Ministers gathering for a digital G7 meeting in Paris on Friday will likely find common ground on online child protection, but host France expects division over the environmental impact of computing.
Transatlantic ties remain strained over tech policy and other issues ahead of the G7 heads of state meeting in Evian, eastern France in June 15–17, making the ministers’ job of preparing the terrain all the trickier.
Paris was unable to bring the United States aboard a joint declaration at AI summit in 2025 with 160 other countries.
France’s finance ministry — responsible for digital affairs —nevertheless insists that this year’s talks ‘are making good progress’.
The detailed results of the talks capping months of negotiation will be unveiled at a Friday afternoon press conference.
As well as a joint statement, participants are working on shared language for annexes covering child protection, AI security and governance and diffusing AI through economies — especially to small and medium firms.
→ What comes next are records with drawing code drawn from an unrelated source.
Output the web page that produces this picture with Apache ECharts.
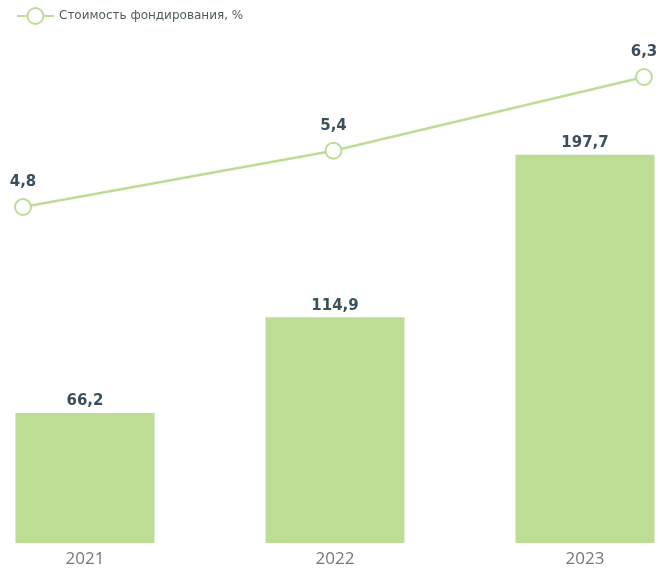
<!DOCTYPE html>
<html>
<head>
<meta charset="utf-8">
<script src="https://cdn.jsdelivr.net/npm/echarts@6/dist/echarts.min.js"></script>
<style>
  html, body { margin: 0; padding: 0; background: #fff; }
  #chart { width: 660px; height: 571px; }
</style>
</head>
<body>
<div id="chart"></div>
<script>
const years = ['2021', '2022', '2023']
const portfolio = [66.2, 114.9, 197.7]
const fundingCost = [4.8, 5.4, 6.3]
const lineName = 'Стоимость фондирования, %'

const green = '#bddc94'
const labelColor = '#3d4f5b'

const fmt = v => String(v).replace('.', ',')

const chart = echarts.init(document.getElementById('chart'))

chart.setOption({
    animation: false,
    legend: {
        left: 11,
        top: 2,
        itemWidth: 37,
        itemHeight: 20,
        itemGap: 10,
        data: [lineName],
        textStyle: { fontFamily: 'DejaVu Sans', fontSize: 12, color: '#4f5b62' },
    },
    grid: [
        // bars, wider than the canvas so the outer bars sit near the edges
        { left: -40, right: -50, top: 52, bottom: 28, outerBoundsMode: 'none', containLabel: false },
        // line
        { left: 23, right: 16, top: 77, bottom: 364, outerBoundsMode: 'none', containLabel: false },
    ],
    xAxis: [
        {
            type: 'category',
            gridIndex: 0,
            data: years,
            axisLine: { show: false },
            axisTick: { show: false },
            axisLabel: { margin: 8, fontFamily: 'Open Sans', fontSize: 17, color: '#777' },
        },
        {
            type: 'category',
            gridIndex: 1,
            data: years,
            boundaryGap: false,
            show: false,
        },
    ],
    yAxis: [
        { type: 'value', gridIndex: 0, min: 0, max: 250, show: false },
        { type: 'log', gridIndex: 1, min: 4.8, max: 6.3, show: false },
    ],
    series: [
        {
            type: 'bar',
            xAxisIndex: 0,
            yAxisIndex: 0,
            data: portfolio,
            barWidth: 139,
            itemStyle: { color: green },
            label: {
                show: true,
                position: 'top',
                distance: 4,
                formatter: p => fmt(p.value),
                fontFamily: 'DejaVu Sans',
                fontWeight: 'bold',
                fontSize: 15,
                color: labelColor,
            },
        },
        {
            name: lineName,
            type: 'line',
            xAxisIndex: 1,
            yAxisIndex: 1,
            data: fundingCost,
            clip: false,
            symbol: 'circle',
            symbolSize: 16,
            lineStyle: { color: green, width: 2.5 },
            itemStyle: { color: '#fff', borderColor: green, borderWidth: 2 },
            label: {
                show: true,
                position: 'top',
                distance: 8,
                formatter: p => fmt(p.value),
                fontFamily: 'DejaVu Sans',
                fontWeight: 'bold',
                fontSize: 15,
                color: labelColor,
            },
        },
    ],
})
</script>
</body>
</html>
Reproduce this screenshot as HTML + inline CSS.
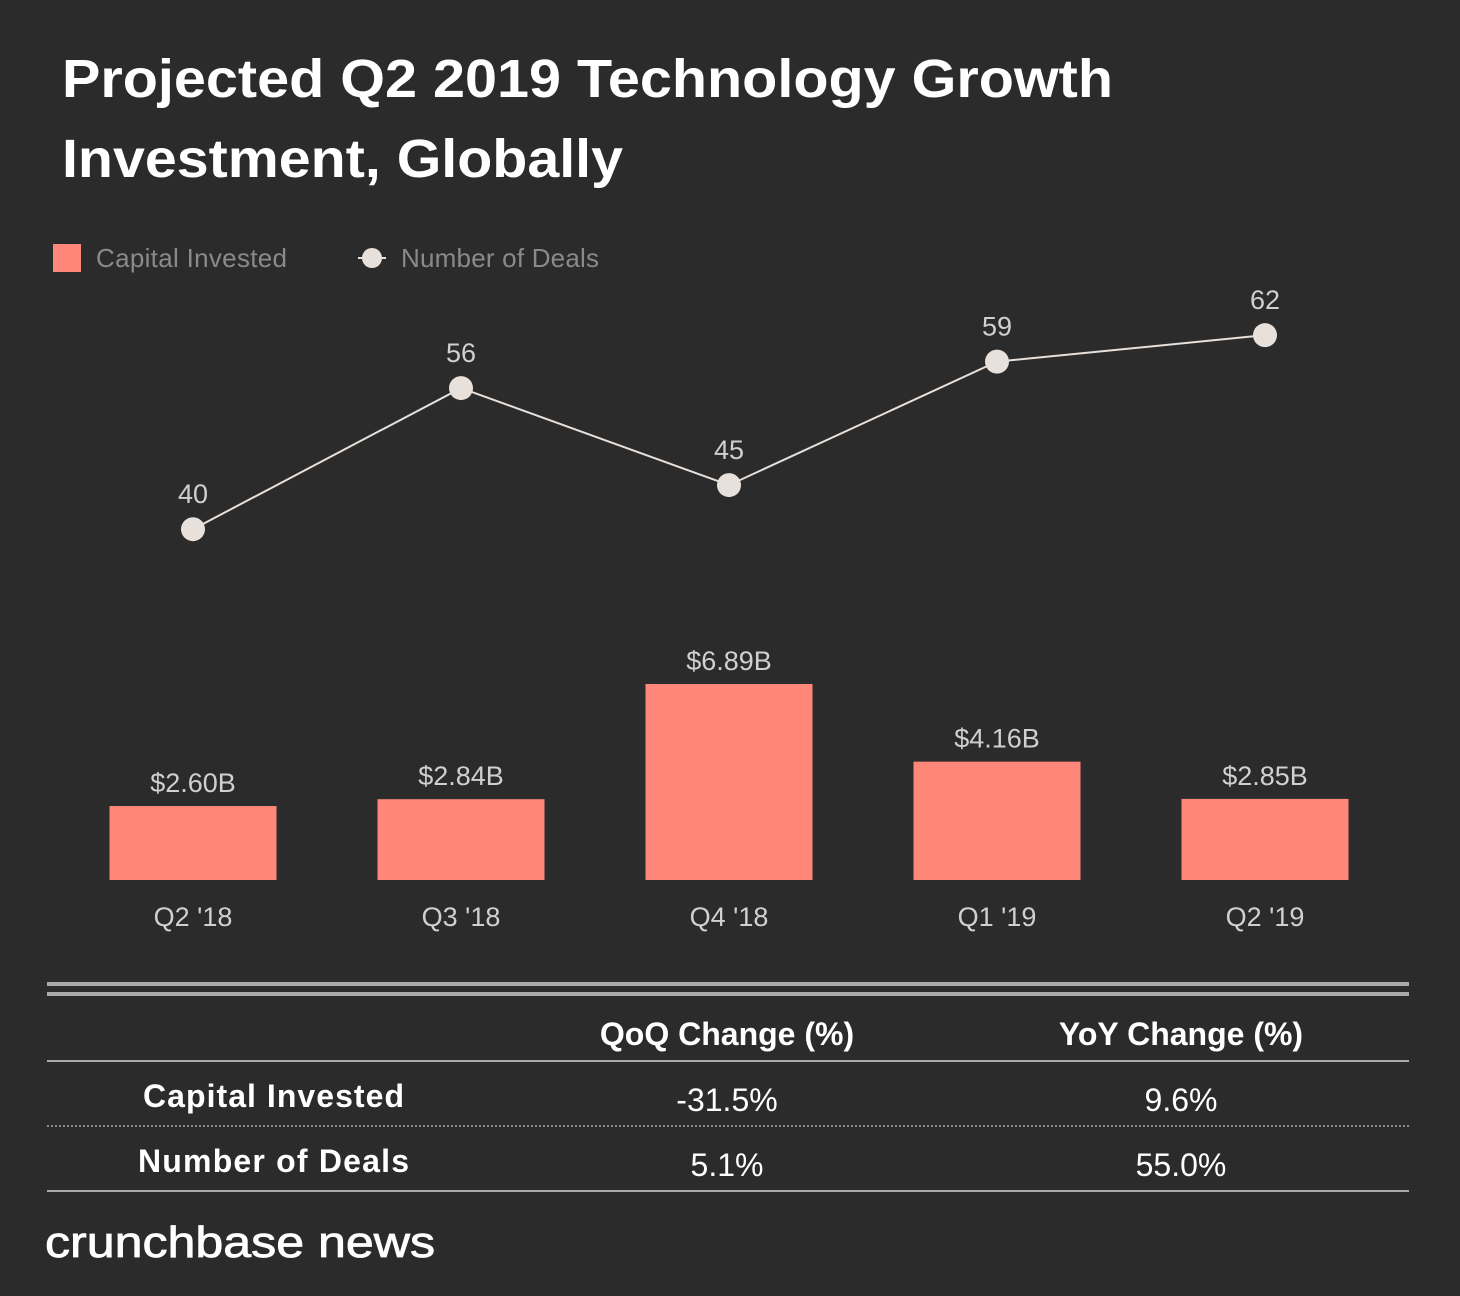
<!DOCTYPE html>
<html><head><meta charset="utf-8"><style>
body{margin:0;background:#2b2b2b;width:1460px;height:1296px;overflow:hidden;font-family:"Liberation Sans",sans-serif;}
svg{display:block}
</style></head><body>
<svg width="1460" height="1296">
<rect width="1460" height="1296" fill="#2b2b2b"/>
<text x="62" y="97" font-size="54" font-weight="bold" fill="#fff" textLength="1051" lengthAdjust="spacingAndGlyphs">Projected Q2 2019 Technology Growth</text>
<text x="62" y="177" font-size="54" font-weight="bold" fill="#fff" textLength="561" lengthAdjust="spacingAndGlyphs">Investment, Globally</text>
<g>
<rect x="53" y="244" width="28" height="28" fill="#ff877a"/>
<text x="96" y="267" font-size="26" fill="#8a8a8a" textLength="191">Capital Invested</text>
<line x1="358" y1="258" x2="386" y2="258" stroke="#e8e0da" stroke-width="2"/>
<circle cx="372" cy="258" r="10" fill="#e8e0da"/>
<text x="401" y="267" font-size="26" fill="#8a8a8a" textLength="198">Number of Deals</text>
</g>
<g id="plot"></g>
<g font-size="32" fill="#fff">
<rect x="47" y="982" width="1362" height="4" fill="#aaa"/>
<rect x="47" y="992" width="1362" height="4" fill="#aaa"/>
<text x="727" y="1045" text-anchor="middle" font-weight="bold">QoQ Change (%)</text>
<text x="1181" y="1045" text-anchor="middle" font-weight="bold">YoY Change (%)</text>
<rect x="47" y="1060" width="1362" height="2" fill="#aaa"/>
<text x="143" y="1107" font-weight="bold" textLength="261">Capital Invested</text>
<text x="727" y="1111" text-anchor="middle">-31.5%</text>
<text x="1181" y="1111" text-anchor="middle">9.6%</text>
<line x1="47" y1="1126" x2="1409" y2="1126" stroke="#aaa" stroke-width="1.5" stroke-dasharray="2,2"/>
<text x="138" y="1172" font-weight="bold" textLength="271">Number of Deals</text>
<text x="727" y="1176" text-anchor="middle">5.1%</text>
<text x="1181" y="1176" text-anchor="middle">55.0%</text>
<rect x="47" y="1190" width="1362" height="2" fill="#aaa"/>
</g>
<text x="45" y="1257" font-size="44" fill="#fff" stroke="#fff" stroke-width="0.8" textLength="390" lengthAdjust="spacingAndGlyphs">crunchbase news</text>
</svg>
<script>
const categories=["Q2 '18","Q3 '18","Q4 '18","Q1 '19","Q2 '19"];
const capital=[2.60,2.84,6.89,4.16,2.85];
const deals=[40,56,45,59,62];
const NS="http://www.w3.org/2000/svg";
const g=document.getElementById('plot');
function xPos(i){return 193+i*268;}
function yBar(v){return 880-v*28.45;}
function yLine(v){return 882-v*8.82;}
function mk(t,a){const e=document.createElementNS(NS,t);for(const k in a)e.setAttribute(k,a[k]);g.appendChild(e);return e;}
categories.forEach((c,i)=>{
 const y=yBar(capital[i]);
 const r=mk('rect',{x:xPos(i)-83.5,y:y,width:167,height:880-y,fill:'#ff877a'});
 
 
 const t=mk('text',{x:xPos(i),y:y-14,'text-anchor':'middle','font-size':27,fill:'#d0d0d0'});
 t.textContent='$'+capital[i].toFixed(2)+'B';
 
 
 const xl=mk('text',{x:xPos(i),y:926,'text-anchor':'middle','font-size':27,fill:'#d0d0d0'});
 xl.textContent=c;
 
 
});
const pts=deals.map((d,i)=>xPos(i)+','+yLine(d)).join(' ');
const pl=mk('polyline',{points:pts,fill:'none',stroke:'#e8e0da','stroke-width':2});


deals.forEach((d,i)=>{
 const c=mk('circle',{cx:xPos(i),cy:yLine(d),r:12,fill:'#e8e0da'});
 
 
 const t=mk('text',{x:xPos(i),y:yLine(d)-26,'text-anchor':'middle','font-size':27,fill:'#d0d0d0'});
 t.textContent=d;
 
 
});
</script>
</body></html>
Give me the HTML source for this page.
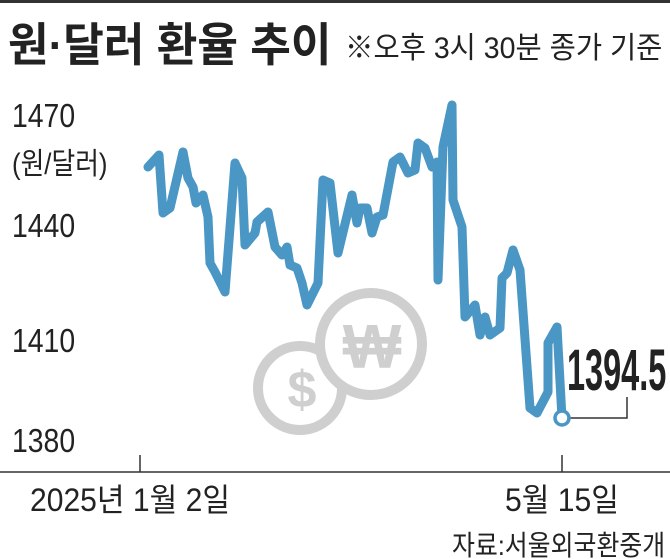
<!DOCTYPE html>
<html><head><meta charset="utf-8"><style>
body{margin:0;background:#fff;}
svg{display:block}
</style></head><body>
<svg width="670" height="559" viewBox="0 0 670 559" font-family="'Liberation Sans','Noto Sans CJK KR',sans-serif">
<rect x="0" y="0" width="670" height="3" fill="#333"/>
<text x="8" y="61" font-size="46" font-weight="bold" fill="#222" transform="translate(8,0) scale(0.96,1) translate(-8,0)">원·달러 환율 추이</text>
<text x="345" y="58" font-size="30" fill="#222" transform="translate(345,0) scale(0.95,1) translate(-345,0)">※오후 3시 30분 종가 기준</text>
<g font-size="33" fill="#222" transform="translate(12,0) scale(0.86,1) translate(-12,0)">
<text x="12" y="127">1470</text>
<text x="12" y="174" font-size="30">(원/달러)</text>
<text x="12" y="237">1440</text>
<text x="12" y="352">1410</text>
<text x="12" y="452">1380</text>
</g>
<g fill="none" stroke="#cfcfcf" stroke-width="10">
<circle cx="300" cy="388" r="42" fill="#fff"/>
<circle cx="371" cy="344" r="51" fill="#fff"/>
</g>
<text x="302" y="407" font-size="52" font-weight="bold" fill="#cfcfcf" text-anchor="middle">$</text>
<text x="372" y="368" font-size="62" font-weight="bold" fill="#cfcfcf" text-anchor="middle">₩</text>
<polyline fill="none" stroke="#4a96c4" stroke-width="9" stroke-linejoin="round" stroke-linecap="round" points="148,167 159,155 163,213 170,208 183,152 188,178 193,187 196,203 203,195 208,217 210,263 215,272 225,292 235,163 242,178 245,245 255,233 257,222 268,212 275,247 282,255 287,247 290,265 297,268 302,283 307,305 318,283 323,180 330,183 338,253 352,195 357,223 360,208 367,208 372,233 377,217 383,215 393,162 400,157 408,173 415,170 418,143 425,148 432,167 437,162 438,280 443,147 452,105 453,200 462,227 465,317 475,305 480,335 485,317 490,335 500,328 502,278 507,273 513,250 520,270 530,408 537,413 548,392 548,343 557,327 562,418"/>
<polyline fill="none" stroke="#333" stroke-width="1.5" points="570,418 627,418 627,397"/>
<circle cx="562" cy="418" r="7" fill="#fff" stroke="#4a96c4" stroke-width="3.5"/>
<text x="567" y="390" font-size="58" font-weight="bold" fill="#222" transform="translate(567,0) scale(0.56,1) translate(-567,0)">1394.5</text>
<line x1="0" y1="472" x2="670" y2="472" stroke="#333" stroke-width="1.5"/>
<line x1="140" y1="455" x2="140" y2="472" stroke="#333" stroke-width="1.5"/>
<line x1="562" y1="455" x2="562" y2="472" stroke="#333" stroke-width="1.5"/>
<text x="30" y="511" font-size="32" fill="#222" transform="translate(30,0) scale(0.94,1) translate(-30,0)">2025년 1월 2일</text>
<text x="505" y="511" font-size="32" fill="#222" transform="translate(505,0) scale(0.94,1) translate(-505,0)">5월 15일</text>
<text x="452" y="555" font-size="28" fill="#222" transform="translate(452,0) scale(0.89,1) translate(-452,0)">자료:서울외국환중개</text>
</svg>
</body></html>
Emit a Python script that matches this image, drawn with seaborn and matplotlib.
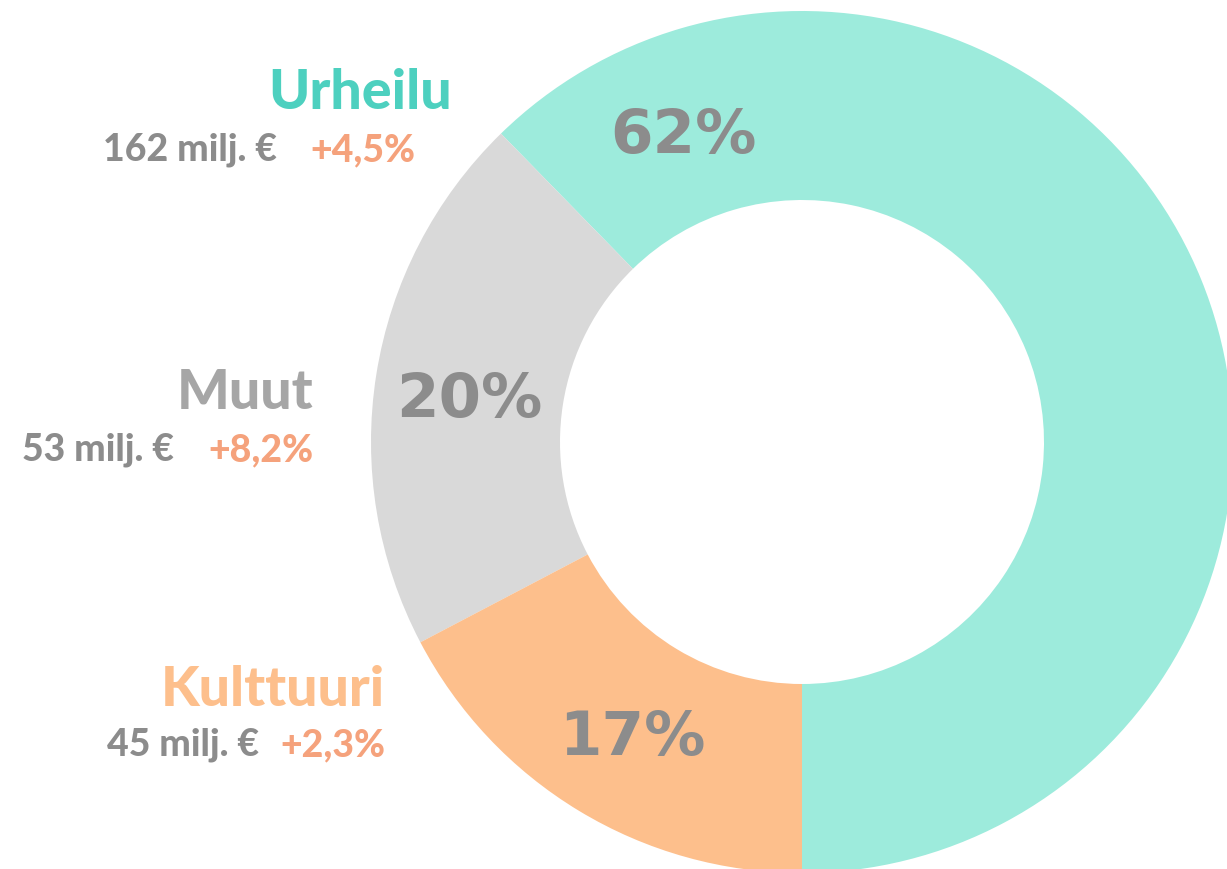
import matplotlib
matplotlib.use("Agg")
import matplotlib.pyplot as plt
import seaborn as sns

# ---- data ----
categories = ["Urheilu", "Muut", "Kulttuuri"]
amounts = [162, 53, 45]            # milj. €
share_labels = ["62%", "20%", "17%"]
changes = ["+4,5%", "+8,2%", "+2,3%"]

# ---- style ----
sns.set_theme(style="white")
plt.rcParams["font.family"] = ["Lato", "DejaVu Sans"]

wedge_colors = ["#9DEBDC", "#D9D9D9", "#FDBF8C"]
title_colors = ["#4DD0BF", "#A6A6A6", "#FDBF8C"]
grey_text = "#8C8C8C"
change_color = "#F5A27C"

W, H = 1227, 869
fig = plt.figure(figsize=(W / 100, H / 100), dpi=100)
ax = fig.add_axes([0, 0, 1, 1])

cx, cy = 802, H - 442
r_out, r_in = 431, 242

ax.pie(amounts, colors=wedge_colors, startangle=270, counterclock=True,
       radius=r_out, center=(cx, cy),
       wedgeprops=dict(width=r_out - r_in, linewidth=0))

ax.set_xlim(0, W)
ax.set_ylim(0, H)
ax.set_aspect("equal")
ax.axis("off")

# layout (pixel coordinates, y from top)
share_pos = [(683, 137), (469, 401), (632, 739)]
title_pos = [(452, 93), (313, 393), (385, 690)]
amount_pos = [(277, 150), (174, 450), (259, 745)]
change_pos = [(415, 150), (313, 450), (385, 745)]

for i, cat in enumerate(categories):
    x, y = share_pos[i]
    ax.text(x, H - y, share_labels[i], ha="center", va="center",
            fontsize=44, fontweight="bold", color=grey_text,
            family=["DejaVu Sans"])
    x, y = title_pos[i]
    ax.text(x, H - y, cat, ha="right", va="center",
            fontsize=40, fontweight="black", color=title_colors[i])
    x, y = amount_pos[i]
    ax.text(x, H - y, f"{amounts[i]} milj. €", ha="right", va="center",
            fontsize=27, fontweight="black", color=grey_text)
    x, y = change_pos[i]
    ax.text(x, H - y, changes[i], ha="right", va="center",
            fontsize=27, fontweight="black", color=change_color)

fig.savefig("out.png", dpi=100)
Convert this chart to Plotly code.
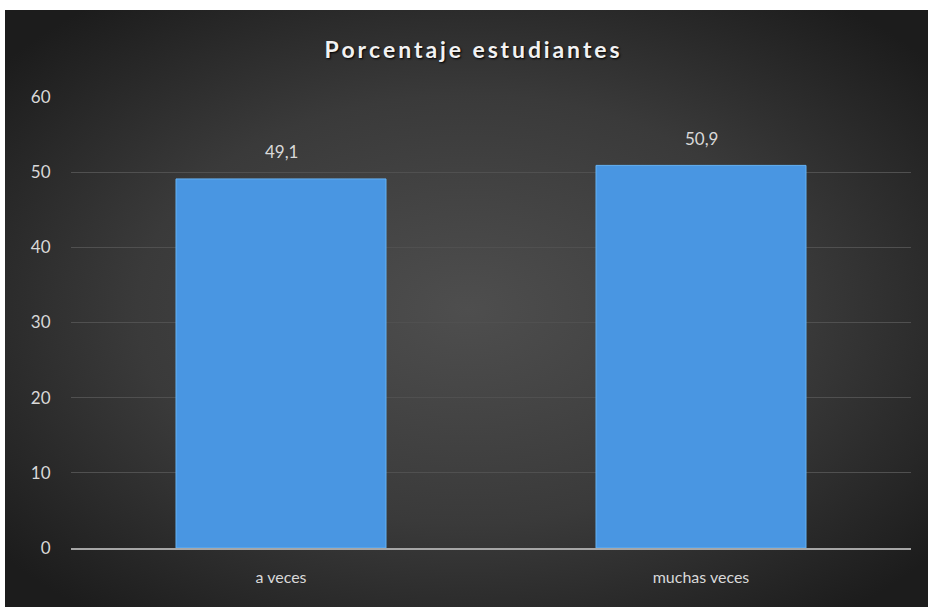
import plotly.graph_objects as go
import urllib.parse

categories = ["a veces", "muchas veces"]
values = [49.1, 50.9]
y_ticks = [0, 10, 20, 30, 40, 50, 60]

W, H = 928, 607
L, R, T, B = 71, 17, 97, 59
pw, ph = W - L - R, H - T - B

svg = (
    "<svg xmlns='http://www.w3.org/2000/svg' width='923' height='597' viewBox='0 0 923 597' preserveAspectRatio='none'>"
    "<defs><radialGradient id='g' cx='50%' cy='50%' r='65%'>"
    "<stop offset='0%' stop-color='#4e4e4e'/>"
    "<stop offset='55%' stop-color='#3a3a3a'/>"
    "<stop offset='100%' stop-color='#1c1c1c'/>"
    "</radialGradient></defs>"
    "<rect width='923' height='597' fill='url(#g)'/></svg>"
)
bg_src = "data:image/svg+xml;charset=utf-8," + urllib.parse.quote(svg)

x0 = (5 - L) / pw
x1 = (W + 2 - L) / pw
ytop = (H - B - 10) / ph
ybot = (H - B - H - 2) / ph
pleft = (0 - L) / pw
ptop = (H - B) / ph

fig = go.Figure()
fig.add_trace(go.Bar(
    x=categories, y=values, width=0.5,
    marker=dict(color="#4996e2", line=dict(color="#64b2f4", width=1)),
    hoverinfo="skip",
))

for c, v in zip(categories, values):
    fig.add_annotation(
        x=c, y=v, text=f"{v:.1f}".replace(".", ","), showarrow=False,
        yshift=27, yanchor="middle",
        font=dict(family="Lato, Open Sans, sans-serif", size=17, color="#d9d9d9"),
    )

title_text = "\u2009".join("Porcentaje") + "\u2009\u2009\u2009\u2009" + "\u2009".join("estudiantes")

# white page margins above and left of the chart frame
fig.add_shape(type="rect", xref="paper", yref="paper",
              x0=pleft, x1=x1, y0=ytop, y1=ptop + 0.01,
              fillcolor="white", line=dict(width=0), layer="below")
fig.add_shape(type="rect", xref="paper", yref="paper",
              x0=pleft - 0.01, x1=x0, y0=ybot, y1=ptop + 0.01,
              fillcolor="white", line=dict(width=0), layer="below")

fig.update_layout(
    width=W, height=H,
    margin=dict(l=L, r=R, t=T, b=B),
    paper_bgcolor="#2a2a2a",
    plot_bgcolor="rgba(0,0,0,0)",
    separators=",.",
    showlegend=False,
    title=dict(
        text="<b>" + title_text + "</b>",
        x=472 / W, xanchor="center", xref="container",
        y=1 - 50 / H, yanchor="middle", yref="container",
        font=dict(family="Lato, Open Sans, sans-serif", size=23, color="#f2f2f2",
                  shadow="1px 1px 2px #000000"),
    ),
    images=[dict(
        source=bg_src, xref="paper", yref="paper",
        x=x0, y=ytop, sizex=x1 - x0, sizey=ytop - ybot,
        xanchor="left", yanchor="top", sizing="stretch", layer="below",
    )],
    xaxis=dict(
        range=[-0.5, 1.5], showgrid=False, zeroline=False,
        showline=True, linecolor="#a6a6a6", linewidth=2,
        ticks="outside", ticklen=14, tickcolor="rgba(0,0,0,0)",
        tickfont=dict(family="Lato, Open Sans, sans-serif", size=16, color="#d9d9d9"),
    ),
    yaxis=dict(
        range=[0, 60], tickvals=y_ticks, showgrid=True, gridcolor="#505050", gridwidth=1,
        zeroline=False, showline=False,
        ticks="outside", ticklen=16, tickcolor="rgba(0,0,0,0)",
        tickfont=dict(family="Lato, Open Sans, sans-serif", size=17, color="#d9d9d9"),
    ),
)

fig.write_html(
    "out.html",
    config={"displayModeBar": False},
    post_script="document.body.style.margin='0px';document.body.style.overflow='hidden';",
)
France is optimistic about finding consensus on all three.
But a fourth work area, on the sustainability of the digital economy, is more fraught, with the French hosts seeing little chance of reaching common ground.
‘The environment may be where it’s going to be most complicated,’ France’s digital minister Anne Le Henanff told AFP on Wednesday.
AI firms’ growing pursuit of computing capacity is driving demand for energy to power data centres, as well as gobbling up rare raw materials for many of the high-end chips required.
The finance ministry said that even the title of the work area —‘environmental impact of digital technology’ — had proved a ‘red line’for the US side.